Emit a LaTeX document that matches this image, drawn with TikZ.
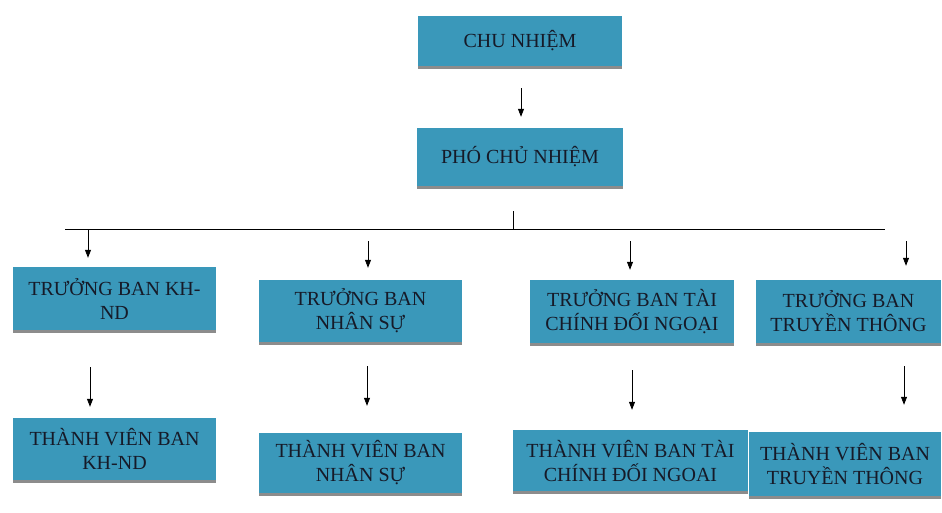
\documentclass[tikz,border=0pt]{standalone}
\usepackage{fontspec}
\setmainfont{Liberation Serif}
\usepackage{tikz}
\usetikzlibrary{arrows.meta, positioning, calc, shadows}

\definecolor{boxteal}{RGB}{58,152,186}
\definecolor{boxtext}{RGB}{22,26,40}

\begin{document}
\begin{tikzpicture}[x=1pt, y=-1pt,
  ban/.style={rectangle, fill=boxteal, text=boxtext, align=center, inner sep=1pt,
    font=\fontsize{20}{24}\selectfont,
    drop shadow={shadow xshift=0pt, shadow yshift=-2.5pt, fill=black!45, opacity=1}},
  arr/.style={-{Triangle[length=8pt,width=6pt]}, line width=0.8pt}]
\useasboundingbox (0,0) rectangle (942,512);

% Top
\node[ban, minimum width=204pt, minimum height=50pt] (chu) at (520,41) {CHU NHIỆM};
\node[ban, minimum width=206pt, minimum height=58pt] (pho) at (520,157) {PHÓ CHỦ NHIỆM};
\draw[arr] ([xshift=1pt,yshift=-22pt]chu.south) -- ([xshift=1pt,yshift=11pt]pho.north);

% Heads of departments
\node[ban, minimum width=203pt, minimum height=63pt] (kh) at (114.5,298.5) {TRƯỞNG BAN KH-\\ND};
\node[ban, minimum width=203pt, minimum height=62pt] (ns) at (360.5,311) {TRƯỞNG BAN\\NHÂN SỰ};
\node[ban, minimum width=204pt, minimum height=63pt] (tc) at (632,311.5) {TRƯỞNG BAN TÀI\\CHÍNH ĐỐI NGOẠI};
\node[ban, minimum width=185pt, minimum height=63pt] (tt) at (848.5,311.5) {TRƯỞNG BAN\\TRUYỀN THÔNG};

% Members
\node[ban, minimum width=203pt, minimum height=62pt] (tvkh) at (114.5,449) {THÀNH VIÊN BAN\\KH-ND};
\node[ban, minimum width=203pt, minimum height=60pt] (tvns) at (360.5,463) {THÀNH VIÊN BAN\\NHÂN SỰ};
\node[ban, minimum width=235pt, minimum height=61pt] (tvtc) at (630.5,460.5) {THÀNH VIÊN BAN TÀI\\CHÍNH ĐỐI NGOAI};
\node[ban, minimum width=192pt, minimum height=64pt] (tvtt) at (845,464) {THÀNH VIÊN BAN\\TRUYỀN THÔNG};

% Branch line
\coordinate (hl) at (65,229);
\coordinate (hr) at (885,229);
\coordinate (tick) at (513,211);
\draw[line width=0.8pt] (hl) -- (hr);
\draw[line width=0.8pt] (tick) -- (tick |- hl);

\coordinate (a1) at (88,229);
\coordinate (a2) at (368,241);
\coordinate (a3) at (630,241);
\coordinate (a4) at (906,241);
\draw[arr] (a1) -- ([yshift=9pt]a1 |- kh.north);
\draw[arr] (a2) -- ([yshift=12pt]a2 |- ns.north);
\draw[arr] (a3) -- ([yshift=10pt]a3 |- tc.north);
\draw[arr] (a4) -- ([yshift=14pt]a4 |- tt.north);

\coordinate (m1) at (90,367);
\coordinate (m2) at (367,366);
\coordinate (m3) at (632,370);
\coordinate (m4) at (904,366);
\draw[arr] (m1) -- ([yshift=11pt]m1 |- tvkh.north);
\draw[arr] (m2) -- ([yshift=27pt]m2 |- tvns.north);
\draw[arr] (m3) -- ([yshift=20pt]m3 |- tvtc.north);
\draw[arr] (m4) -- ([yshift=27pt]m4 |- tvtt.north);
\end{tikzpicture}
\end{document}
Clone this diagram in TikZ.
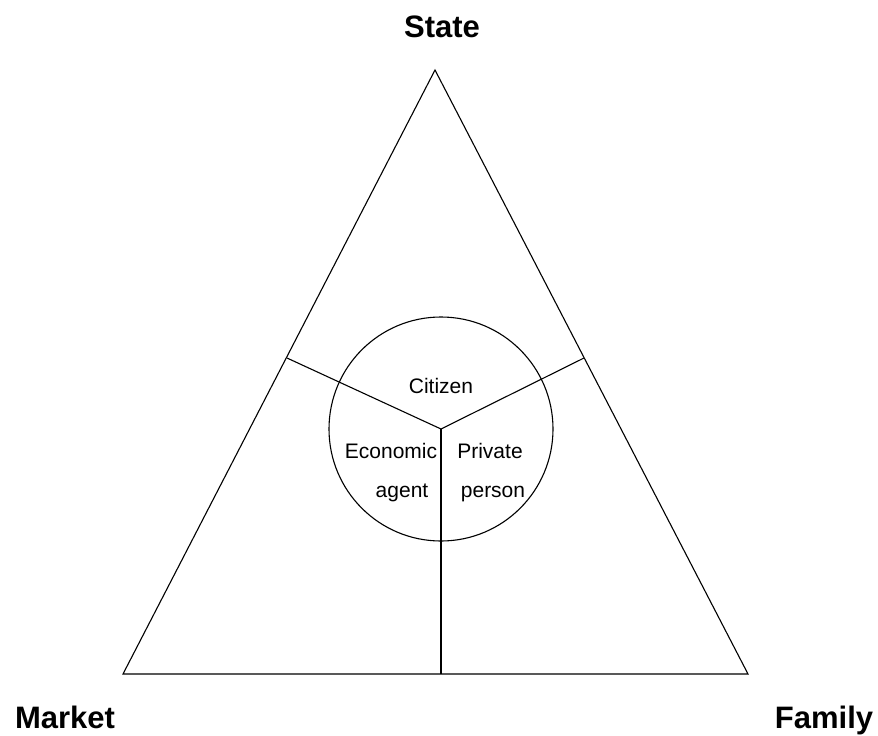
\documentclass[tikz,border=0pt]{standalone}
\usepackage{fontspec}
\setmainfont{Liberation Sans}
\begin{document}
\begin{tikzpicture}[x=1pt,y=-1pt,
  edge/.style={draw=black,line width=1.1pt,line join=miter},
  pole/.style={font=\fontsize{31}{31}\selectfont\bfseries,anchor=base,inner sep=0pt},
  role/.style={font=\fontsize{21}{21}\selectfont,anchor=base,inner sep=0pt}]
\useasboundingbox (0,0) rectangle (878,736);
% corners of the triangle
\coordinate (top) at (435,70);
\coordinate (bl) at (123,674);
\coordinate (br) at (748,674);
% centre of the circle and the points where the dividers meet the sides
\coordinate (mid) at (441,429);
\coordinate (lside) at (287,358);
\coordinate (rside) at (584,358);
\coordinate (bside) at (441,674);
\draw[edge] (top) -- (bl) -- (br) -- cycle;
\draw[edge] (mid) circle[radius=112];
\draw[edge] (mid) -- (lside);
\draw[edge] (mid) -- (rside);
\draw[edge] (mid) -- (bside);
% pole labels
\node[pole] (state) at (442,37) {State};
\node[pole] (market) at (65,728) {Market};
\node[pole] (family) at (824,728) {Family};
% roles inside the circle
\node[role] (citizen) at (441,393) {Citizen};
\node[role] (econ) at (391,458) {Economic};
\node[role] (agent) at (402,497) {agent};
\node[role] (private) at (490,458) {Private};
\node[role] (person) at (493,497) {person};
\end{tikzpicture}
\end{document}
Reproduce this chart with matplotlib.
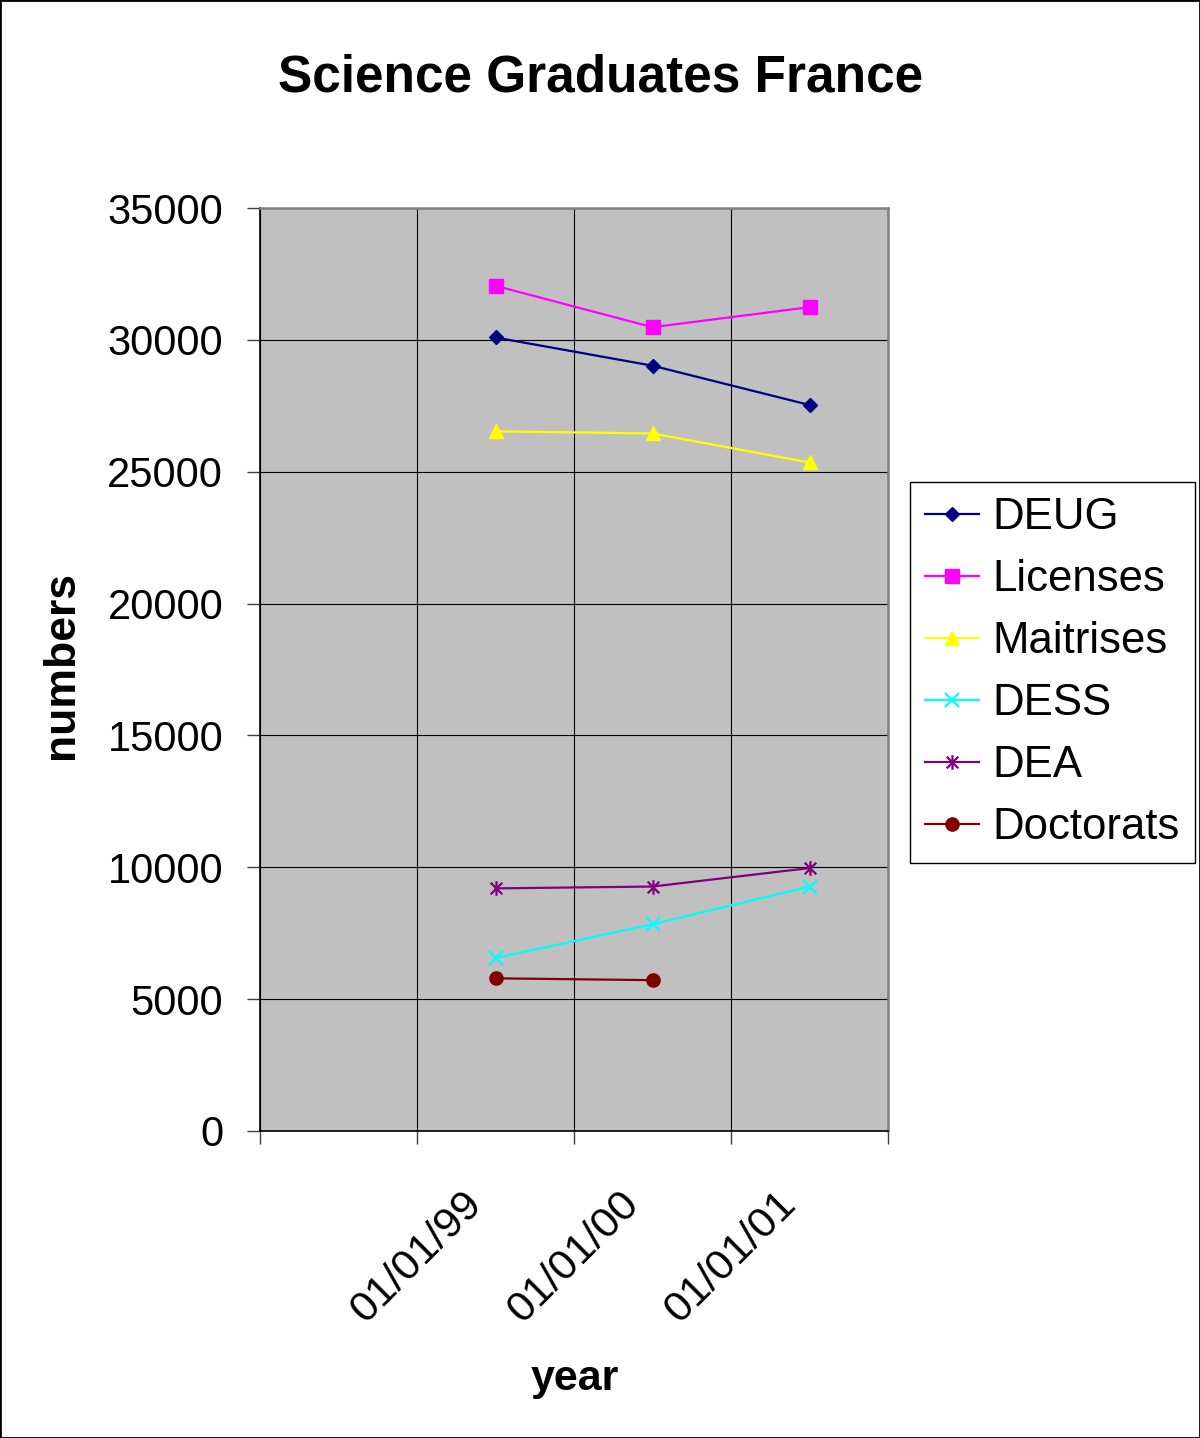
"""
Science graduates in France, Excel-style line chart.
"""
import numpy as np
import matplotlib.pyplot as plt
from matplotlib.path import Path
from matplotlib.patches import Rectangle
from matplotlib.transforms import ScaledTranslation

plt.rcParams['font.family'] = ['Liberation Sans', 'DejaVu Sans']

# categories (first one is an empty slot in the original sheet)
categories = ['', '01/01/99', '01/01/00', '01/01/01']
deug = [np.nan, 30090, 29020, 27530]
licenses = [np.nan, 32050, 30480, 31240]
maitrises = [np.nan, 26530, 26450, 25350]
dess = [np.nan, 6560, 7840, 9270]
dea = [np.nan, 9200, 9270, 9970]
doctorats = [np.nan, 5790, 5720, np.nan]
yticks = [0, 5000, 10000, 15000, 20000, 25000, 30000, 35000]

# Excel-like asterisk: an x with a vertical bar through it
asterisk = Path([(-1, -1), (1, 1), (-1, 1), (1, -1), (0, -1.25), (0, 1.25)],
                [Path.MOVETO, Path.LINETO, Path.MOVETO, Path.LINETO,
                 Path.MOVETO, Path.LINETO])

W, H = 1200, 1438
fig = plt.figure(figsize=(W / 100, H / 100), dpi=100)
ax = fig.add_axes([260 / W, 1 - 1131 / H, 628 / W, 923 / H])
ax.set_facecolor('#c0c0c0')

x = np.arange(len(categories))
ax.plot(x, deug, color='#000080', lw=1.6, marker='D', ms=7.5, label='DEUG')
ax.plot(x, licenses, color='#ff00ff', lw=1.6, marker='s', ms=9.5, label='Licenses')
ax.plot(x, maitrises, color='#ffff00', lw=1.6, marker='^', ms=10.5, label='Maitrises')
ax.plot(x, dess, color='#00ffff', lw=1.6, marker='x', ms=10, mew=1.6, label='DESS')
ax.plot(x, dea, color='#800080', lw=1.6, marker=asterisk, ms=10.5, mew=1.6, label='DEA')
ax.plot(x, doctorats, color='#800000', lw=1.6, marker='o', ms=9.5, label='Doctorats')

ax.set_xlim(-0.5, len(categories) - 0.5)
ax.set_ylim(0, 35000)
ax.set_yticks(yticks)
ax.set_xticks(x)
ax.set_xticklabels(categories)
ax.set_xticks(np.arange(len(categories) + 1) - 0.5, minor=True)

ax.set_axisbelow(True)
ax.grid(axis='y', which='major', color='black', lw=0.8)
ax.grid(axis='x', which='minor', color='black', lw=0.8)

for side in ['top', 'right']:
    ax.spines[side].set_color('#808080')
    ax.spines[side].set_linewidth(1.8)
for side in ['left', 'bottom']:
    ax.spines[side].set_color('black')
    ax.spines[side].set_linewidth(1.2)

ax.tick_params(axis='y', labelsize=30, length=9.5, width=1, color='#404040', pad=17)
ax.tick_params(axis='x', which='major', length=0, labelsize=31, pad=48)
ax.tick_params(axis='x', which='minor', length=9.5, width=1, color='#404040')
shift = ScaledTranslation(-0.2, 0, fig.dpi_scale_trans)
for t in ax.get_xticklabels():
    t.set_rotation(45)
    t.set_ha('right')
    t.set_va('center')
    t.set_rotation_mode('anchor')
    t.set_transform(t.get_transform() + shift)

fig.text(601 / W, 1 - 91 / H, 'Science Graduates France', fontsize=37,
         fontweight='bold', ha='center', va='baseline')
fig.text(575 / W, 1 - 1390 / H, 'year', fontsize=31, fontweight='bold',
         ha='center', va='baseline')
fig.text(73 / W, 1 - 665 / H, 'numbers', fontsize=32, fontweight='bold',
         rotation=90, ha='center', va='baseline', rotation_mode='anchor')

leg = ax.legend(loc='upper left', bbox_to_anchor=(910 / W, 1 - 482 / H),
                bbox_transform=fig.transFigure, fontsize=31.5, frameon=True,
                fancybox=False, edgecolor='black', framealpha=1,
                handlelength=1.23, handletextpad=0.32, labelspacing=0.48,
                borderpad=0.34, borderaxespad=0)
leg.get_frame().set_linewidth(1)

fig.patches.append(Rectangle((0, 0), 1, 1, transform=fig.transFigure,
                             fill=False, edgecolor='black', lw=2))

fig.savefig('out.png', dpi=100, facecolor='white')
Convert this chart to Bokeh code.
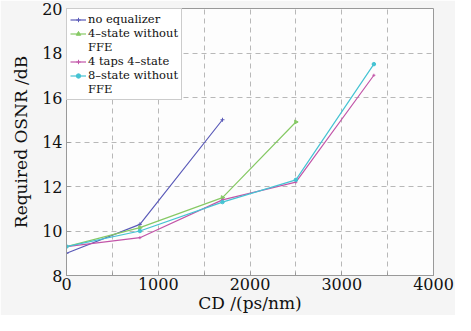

····················

Copy out every line from the records that has the word "with".

## FULL RESPONSE
Emit a LaTeX document that matches this image, drawn with TikZ.
Reproduce this chart with matplotlib.
# Excel-like asterisk: an x with a vertical bar through it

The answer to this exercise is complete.